Hemsworth is still charismatic as everyone’s favorite Asgardian, though he has to struggle with the same problem that has dogged every actor who has played Superman: that of being saddled with the thankless role of noble, upstanding hero. It’s a generic archetype that is only as engaging as the villain opposing it, though Hemsworth is thrown a bone of sorts thanks to Thor’s hot-headed and impulsive nature. As such, it’s when he’s butting heads with Loki that the movie really sizzles. Hiddleston really gets to flex his acting muscles this time around in what has quickly become a fan-favorite, signature role. Loki is played with more ambiguity this time around, and Hiddleston has us appropriately loving and hating the scheming little bastard in equal measure — sometimes simultaneously. Hiddleston has said in interviews that he is leery of Loki out-staying his welcome; he shouldn’t be concerned just yet.

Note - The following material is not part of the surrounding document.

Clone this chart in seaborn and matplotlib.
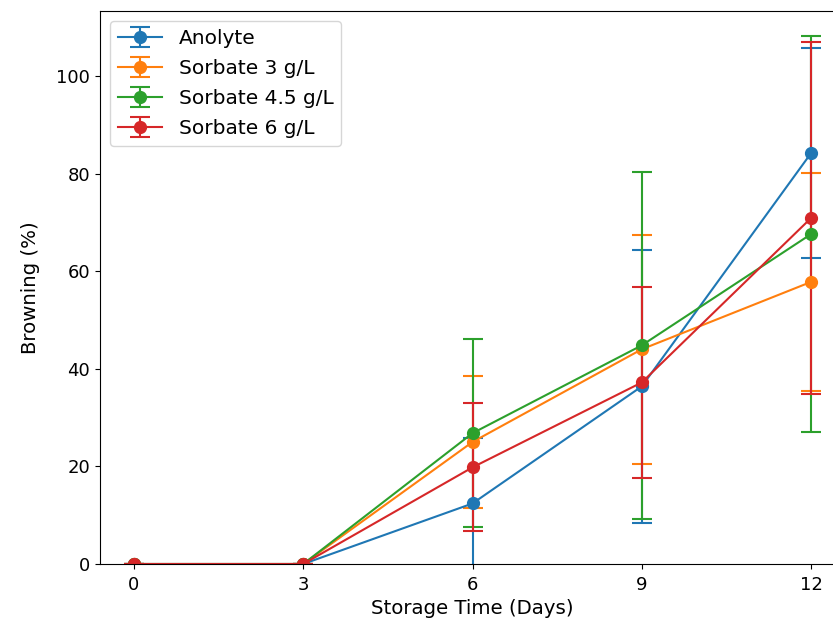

On the flip side, Eccleston is fine as Malekith, delivering portentous lines in Elvish with such gusto that you’d think he studied at the Svartalfheim School of the Performing Arts, but as with Iron Man 3, the character is sadly underdeveloped and little more than a plot device, leaving the story with a poorly defined antagonist. To his credit, Eccleston at least makes him eccentric enough to be watchable.

Most of the supporting cast from the first installment return as well, though a few are pushed into the background a bit this time around. Anthony Hopkins still grounds the movie as Thor’s gruff, disapproving father Odin, and Rene Russo is given more to do as his mother, Frigga. Kat Dennings and Stellan Skarsgård again provide a nice streak of comic relief as Jane’s astrophysicist colleagues, neatly off-setting the gloom and doom.

More than anything else, the movie benefits from the fact that it is free from the requirements of origin stories and franchise building, able to focus on telling a comic book action romp. Director Alan Taylor (Game of Thrones) has worked almost exclusively in television, but he transitions to the big screen smoothly, balancing the sprawling plot and technical demands of the ambitious effects and action sequences while avoiding the wretched excess that often bogged down Man of Steel and other recent blockbusters. More importantly, he and his cast and crew prove that there is life after The Avengers, and that the Marvel Age of Movies isn’t over yet.